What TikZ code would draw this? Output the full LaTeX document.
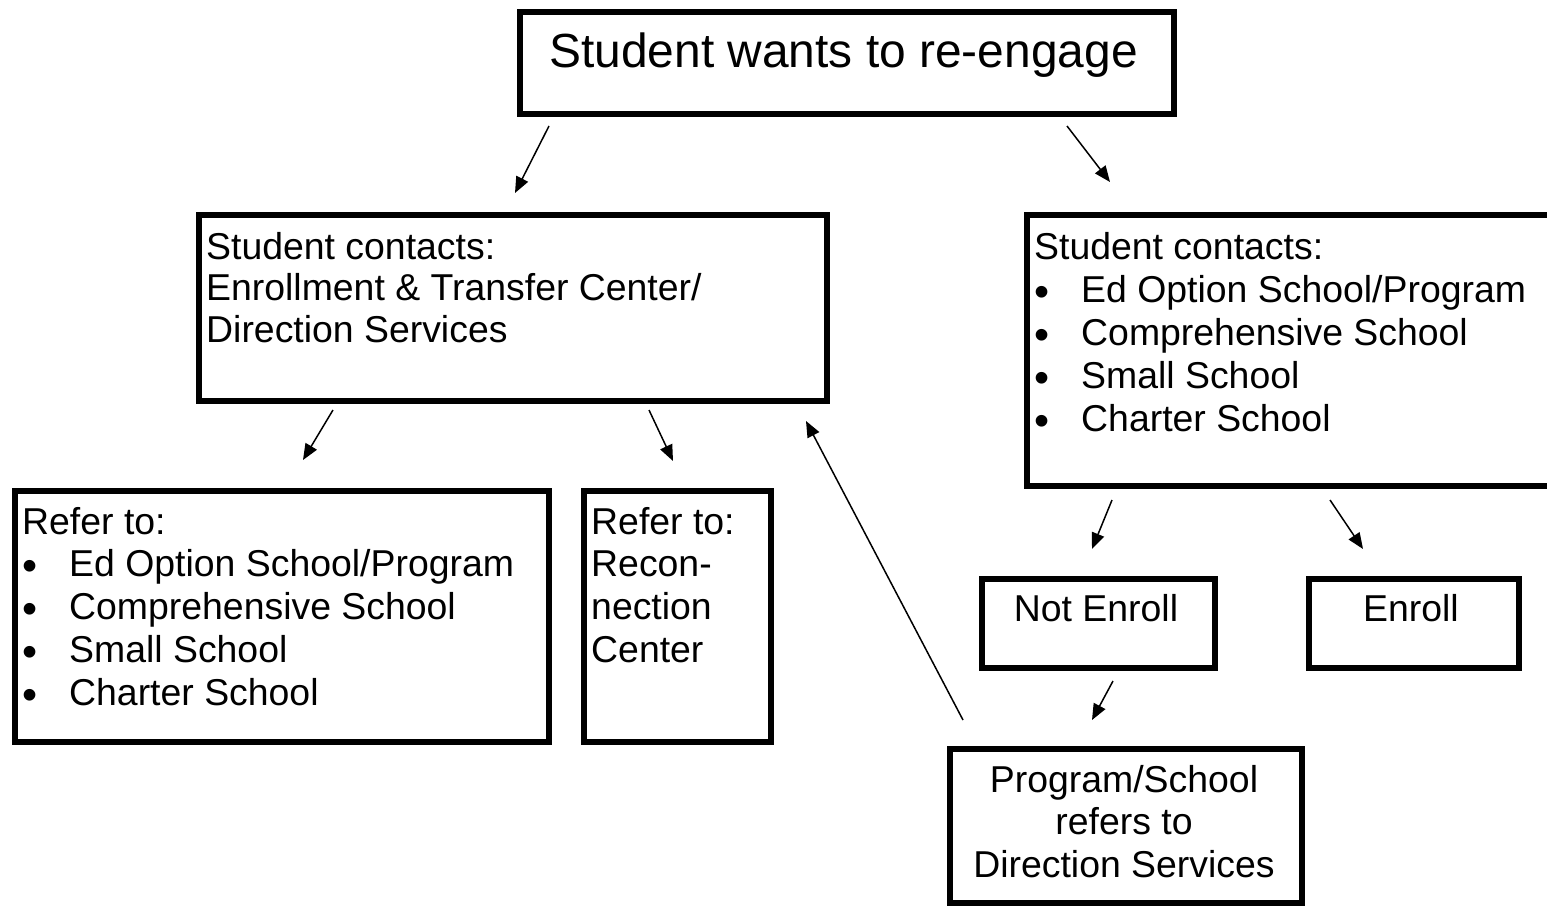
\documentclass[tikz,border=0pt]{standalone}
\usepackage{fontspec}
\setmainfont{Liberation Sans}
\usetikzlibrary{arrows.meta}
\tikzset{
  box/.style={draw=black, line width=6pt, rectangle, inner sep=0pt, anchor=north west},
  txt/.style={inner sep=0pt, anchor=base west, font=\fontsize{37.4}{43}\selectfont},
  ctxt/.style={inner sep=0pt, anchor=base, font=\fontsize{37.4}{43}\selectfont},
  big/.style={inner sep=0pt, anchor=base, font=\fontsize{47.9}{57}\selectfont},
  conn/.style={line width=1.5pt, -{Triangle[length=16pt,width=13pt]}},
}
\newcommand{\bul}{\makebox[47pt][l]{\raisebox{-4.5pt}{\scalebox{1.15}{•}}}}
\begin{document}
\begin{tikzpicture}[x=1pt,y=-1pt]
\useasboundingbox (0,0) rectangle (1547,905);
\clip (0,0) rectangle (1547,905);
\fill[white] (0,0) rectangle (1547,905);

% boxes
\node[box, minimum width=654pt, minimum height=102pt] (top) at (517,9) {};
\node[box, minimum width=628pt, minimum height=186pt] (lmid) at (196,212) {};
\node[box, minimum width=560pt, minimum height=271pt] (rmid) at (1024,212) {};
\node[box, minimum width=534pt, minimum height=251pt] (lbot) at (12,488) {};
\node[box, minimum width=187pt, minimum height=251pt] (recon) at (581,488) {};
\node[box, minimum width=233pt, minimum height=89pt] (notenr) at (979,576) {};
\node[box, minimum width=210pt, minimum height=89pt] (enr) at (1306,576) {};
\node[box, minimum width=352pt, minimum height=154pt] (prog) at (947,746) {};

% texts
\node[big] (t1) at (843.5,67) {Student wants to re-engage};

\node[txt] (l1) at (206,259) {Student contacts:};
\node[txt] (l2) at (206,300.5) {Enrollment \& Transfer Center/};
\node[txt] (l3) at (206,342) {Direction Services};

\node[txt] (r1) at (1034,259) {Student contacts:};
\node[txt] (r2) at (1034,302) {\bul Ed Option School/Program};
\node[txt] (r3) at (1034,345) {\bul Comprehensive School};
\node[txt] (r4) at (1034,388) {\bul Small School};
\node[txt] (r5) at (1034,431) {\bul Charter School};

\node[txt] (b1) at (22,534) {Refer to:};
\node[txt] (b2) at (22,576) {\bul Ed Option School/Program};
\node[txt] (b3) at (22,619) {\bul Comprehensive School};
\node[txt] (b4) at (22,662) {\bul Small School};
\node[txt] (b5) at (22,705) {\bul Charter School};

\node[txt] (c1) at (591,534) {Refer to:};
\node[txt] (c2) at (591,576) {Recon-};
\node[txt] (c3) at (591,619) {nection};
\node[txt] (c4) at (591,662) {Center};

\node[ctxt] (ne) at (1096,621) {Not Enroll};
\node[ctxt] (en) at (1411,621) {Enroll};

\node[ctxt] (p1) at (1124,792) {Program/School};
\node[ctxt] (p2) at (1124,834) {refers to};
\node[ctxt] (p3) at (1124,877) {Direction Services};

% connector end points
\coordinate (a1s) at (549,126); \coordinate (a1e) at (515,193);
\coordinate (a2s) at (1067,126); \coordinate (a2e) at (1110,182);
\coordinate (a3s) at (333,410); \coordinate (a3e) at (303,460);
\coordinate (a4s) at (649,410); \coordinate (a4e) at (673,461);
\coordinate (a5s) at (1112,500); \coordinate (a5e) at (1092,549);
\coordinate (a6s) at (1330,500); \coordinate (a6e) at (1363,549);
\coordinate (a7s) at (1113,681); \coordinate (a7e) at (1092,720);
\coordinate (a8s) at (963,720); \coordinate (a8e) at (806,421);

\draw[conn] (a1s) -- (a1e);
\draw[conn] (a2s) -- (a2e);
\draw[conn] (a3s) -- (a3e);
\draw[conn] (a4s) -- (a4e);
\draw[conn] (a5s) -- (a5e);
\draw[conn] (a6s) -- (a6e);
\draw[conn] (a7s) -- (a7e);
\draw[conn] (a8s) -- (a8e);
\end{tikzpicture}
\end{document}
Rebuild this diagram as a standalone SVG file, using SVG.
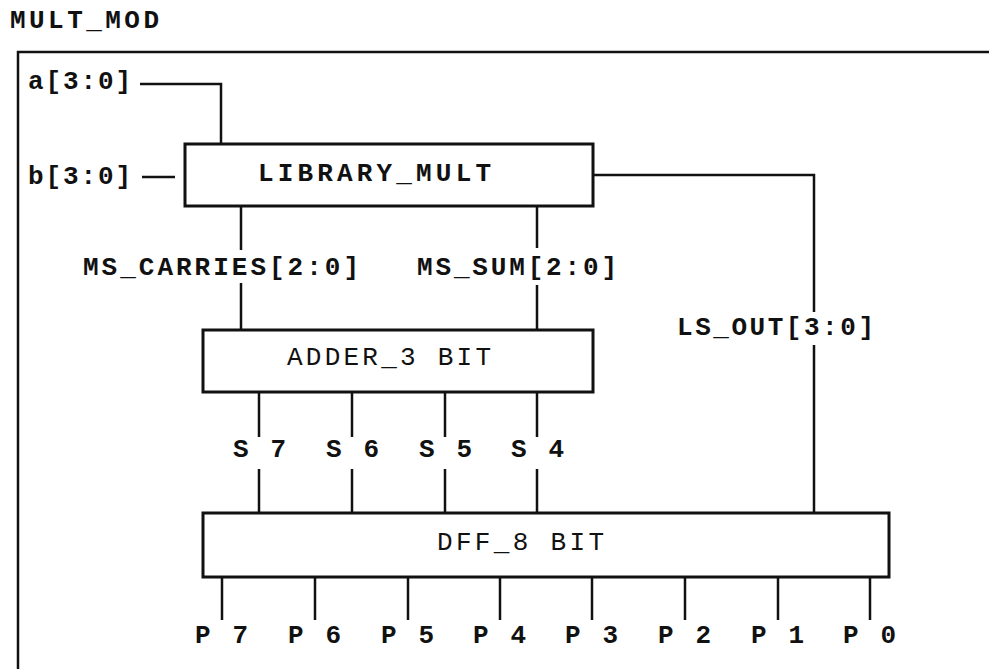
<svg xmlns="http://www.w3.org/2000/svg" width="989" height="669" viewBox="0 0 989 669">
<style>
text{font-family:"Liberation Mono","Courier New",monospace;font-size:26px;fill:#111}
.b{font-weight:bold}
.box{fill:#fff;stroke:#111;stroke-width:3}
.w{fill:none;stroke:#111;stroke-width:2.5}
</style>
<rect width="989" height="669" fill="#fff"/>
<text class="b" x="10" y="28" textLength="149">MULT_MOD</text>
<g id="frame"><path class="w" d="M18,669 V52 H989" stroke-width="3"/></g>
<g id="connectors">
<path class="w" d="M140,84 H221 V144"/>
<path class="w" d="M142,177 H175"/>
<path class="w" d="M593,175 H814 V312 M814,345 V513"/>
<path class="w" d="M241,206 V250 M241,283 V330"/>
<path class="w" d="M537,206 V248 M537,285 V330"/>
<path class="w" d="M259,392 V437 M259,469 V513 M352,392 V437 M352,469 V513 M445,392 V437 M445,469 V513 M537,392 V437 M537,469 V513"/>
<path class="w" d="M222,577 V620 M315,577 V620 M408,577 V620 M500,577 V620 M592,577 V620 M685,577 V620 M778,577 V620 M870,577 V620"/>
</g>
<g id="labels">
<text class="b" x="28" y="89" textLength="103">a[3:0]</text>
<text class="b" x="28" y="184" textLength="103">b[3:0]</text>
<text class="b" x="83" y="275" textLength="276">MS_CARRIES[2:0]</text>
<text class="b" x="417" y="275" textLength="200">MS_SUM[2:0]</text>
<text class="b" x="677" y="335" textLength="197">LS_OUT[3:0]</text>
<text class="b" x="233" y="457" textLength="53">S 7</text>
<text class="b" x="326" y="457" textLength="53">S 6</text>
<text class="b" x="419" y="457" textLength="53">S 5</text>
<text class="b" x="511" y="457" textLength="53">S 4</text>
<text class="b" x="195" y="643" textLength="53">P 7</text>
<text class="b" x="288" y="643" textLength="53">P 6</text>
<text class="b" x="381" y="643" textLength="53">P 5</text>
<text class="b" x="473" y="643" textLength="53">P 4</text>
<text class="b" x="565" y="643" textLength="53">P 3</text>
<text class="b" x="658" y="643" textLength="53">P 2</text>
<text class="b" x="751" y="643" textLength="53">P 1</text>
<text class="b" x="843" y="643" textLength="53">P 0</text>
</g>
<g id="library_mult">
<rect class="box" x="185" y="144" width="408" height="62"/>
<text class="b" x="258" y="181" textLength="233">LIBRARY_MULT</text>
</g>
<g id="adder_3bit">
<rect class="box" x="203" y="330" width="390" height="62"/>
<text x="287" y="365" textLength="204">ADDER_3 BIT</text>
</g>
<g id="dff_8bit">
<rect class="box" x="203" y="513" width="686" height="64"/>
<text x="437" y="550" textLength="167">DFF_8 BIT</text>
</g>
</svg>
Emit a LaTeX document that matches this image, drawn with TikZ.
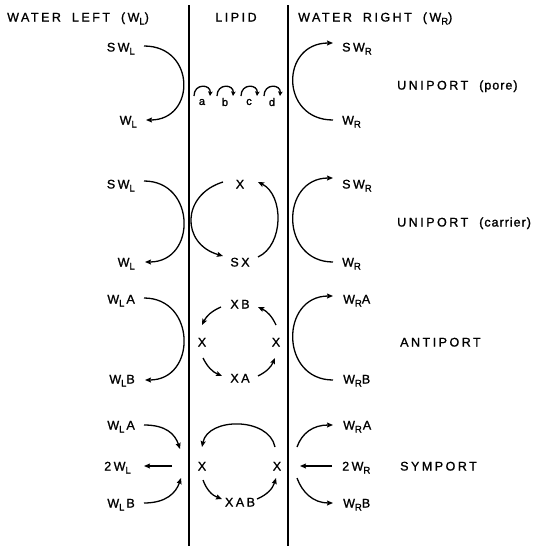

****

**Exercise instructions:** Using the entries above, return each line in which the word "standalone" occurs.

**Full response:**
\documentclass[tikz,border=0pt]{standalone}
Rebuild this diagram as a standalone SVG file, using SVG.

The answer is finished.